# Average emf

1. Apr 3, 2009

### synergix

1. The problem statement, all variables and given/known data
1. When a 100 loop coil of wire of radius 2.00 cm is rotated in a uniform magnetic field,B=0.500T , so that it goes from maximum flux to zero flux in 0.0320 s, find the average emf induced between the terminals of the coil.

2. Relevant equations

Max Flux=BAcos(0)=Change in flux

E=-N change in flux/change in time

3. The attempt at a solution

E=[-N(BAcos0)]/t

E=[-100(0.500T pi(2.00cm2) cos 0o)]/0.0320s

How do I calculate average emf? should I just divide by 0.0320s again?

2. Apr 3, 2009

### Redbelly98

Staff Emeritus
Dividing by 0.0320 s just one time, as you have already done, will give average EMF.

Avg EMF = N Δ(Flux) / Δt​

3. Apr 4, 2009

### synergix

Thank you.
Is it possible to calculate instantaneous emf? and would there ever be a use for such a calculation?

Last edited: Apr 4, 2009
4. Apr 4, 2009

### Redbelly98

Staff Emeritus
Yes and yes.

Have you had calculus?

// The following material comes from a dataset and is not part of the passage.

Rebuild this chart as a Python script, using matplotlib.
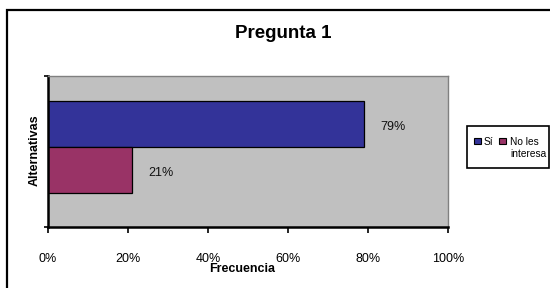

Instantaneous emf is the derivitive (w.r.t. time) of N x flux, where
flux = B A cos(ωt)​

It's useful for power generators, which operate on the principle of induced emf.

5. Apr 6, 2009

### synergix

No I have not had any calculus. I am taking physics 12 right now. I am going to university next year to start an engineering degree so I will be into it soon enough.

6. Apr 6, 2009

### Redbelly98

Staff Emeritus
Okay.

Instantaneous EMF can be approximated by
EMF = N Δ(Flux) / Δt
as long as Δt is a small amount of time, a lot smaller than one oscillation period.

The smaller Δt is, the better the approximation.

In the above homework, Δt corresponded to 1/4 of a period (the time to go from maximum to zero). It would have to be a lot smaller than that in order to get a decent approximation.